Obama ha sbagliato molto in politica estera. E non occorre guardare al Medio Oriente per vedere le conseguenze dei suoi errori. Eppure ci sono casi, come l’Iran, o ancor meglio Cuba, in cui ha fatto bene, infrangendo quella sorta di “regola” per cui i presidenti liberali non riescono a combinarne una giusta.
L’Obama migliore è quello pragmatico. E nella sessione plenaria che ha concluso il settimo Vertice delle Americhe, tenutosi a Panama lo scorso fine settimana, il Presidente Usa ha invocato questo pragmatismo davanti a Raul Castro, che continuava a rivendicare la rivoluzione castrista. Obama ha assicurato che il suo Paese non si sente minacciato da Cuba e che non pretende di cambiare il suo regime politico. Prima aveva cercato di incontrare i membri dell’opposizione e davanti allo stesso Castro ha parlato di diritti umani. Sbaglia Jeb Bush quando dice che il suo Presidente ha legittimato un dittatore. I repubblicani sbagliano ad accettare le tesi più dure degli esuli di Miami, che in questo momento sono divisi, visto che molti ritengono che la politica “dura” degli ultimi anni non ha prodotto risultati.
Quella di Obama è semplicemente realpolitik, dopo oltre 50 anni di embargo e isolamento che hanno punito il popolo cubano offrendo anche pretesti ai fratelli Castro per cercare una giustificazione al loro potere. Sappiamo della conversazione che Obama ha avuto con il Papa e che una delle cose importanti nel cambiamento della politica Usa è stata richiesta da Francesco: la fine dell’embargo. Arrivarci non sarà semplice, perché occorre il voto di Congresso e Senato e la riapertura delle relazioni non significa che la democrazia tornerà automaticamente a Cuba. Certamente aiuterà però coloro che da decenni lavorano affinché ciò sia possibile.
Va anche detto che non è certo che questo gesto implichi un cambiamento della politica degli Stati Uniti verso l’America Latina. In realtà, la Casa Bianca ha una politica per il Centroamerica, il Messico, i Caraibi, ma per il resto del Sud America c’è poco interesse.
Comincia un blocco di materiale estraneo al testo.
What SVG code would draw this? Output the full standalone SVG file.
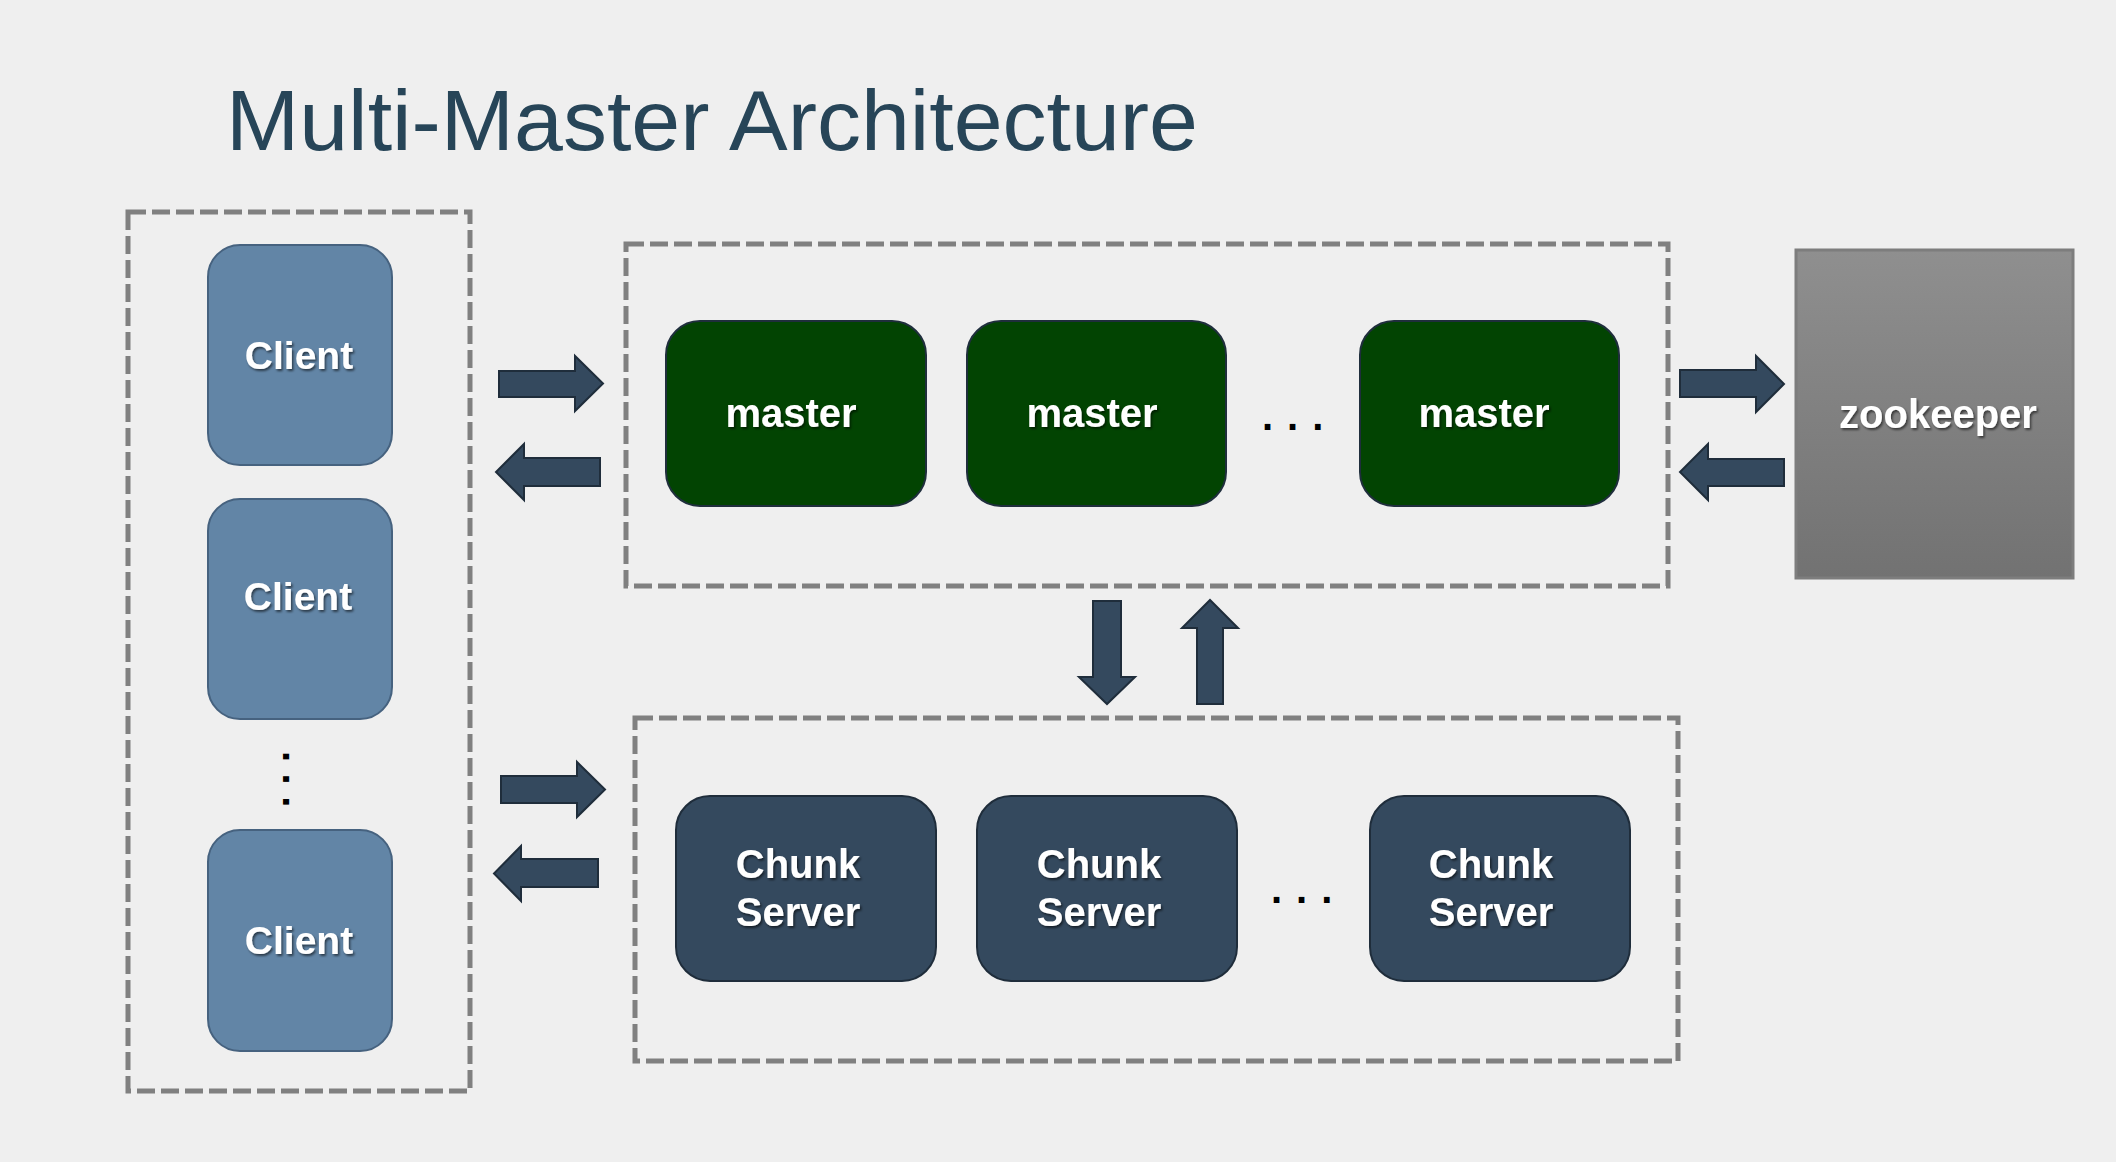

In ogni caso la svolta verso Cuba ha cominciato a dare buoni risultati, come l’isolamento del Venezuela. Le sanzioni americane verso Caracas approvate circa un mese fa avevano suscitato una certa “solidarietà” di alcuni paesi latinoamericani. Il silenzio delle varie organizzazioni transnazionali latinoamericane riguardo gli abusi di Maduro è stata finora clamorosa. Ma quanto accaduto ora con Cuba ha fatto scendere gli abituali toni antiamericani e il Presidente venezuelano ha persino stretto la mano a Obama, dicendo che è disposto ad avviare un dialogo con il demonio a stelle e strisce. Potrebbe essere la fine definitivo dell'”asse bolivariano”, la rete di alleanze creata da Hugo Chávez e mantenuta da Maduro.
Evo Morales, che sembrava uno degli assi portanti dell’indigenismo populista, continua a fare politiche sociali di sinistra, ma in economia la Bolivia è assolutamente “ortodossa”. Rafael Correa, anche se continua con il suo discorso anti-imperialista in Ecuador, esplora nuove vie. Dilma Rousseff, che non è mai voluta essere bolivariana, ma che voleva mantenere alta la bandiera di una sinistra sociale in Brasile, ora comincia a voler applicare politiche di tagli.
Il realismo pragmatico in politica, se si guarda davvero al bene del popolo, non è una male. Specialmente quando si ha Francesco come consulente. Viva Cuba! Viva Obama (in questo caso)!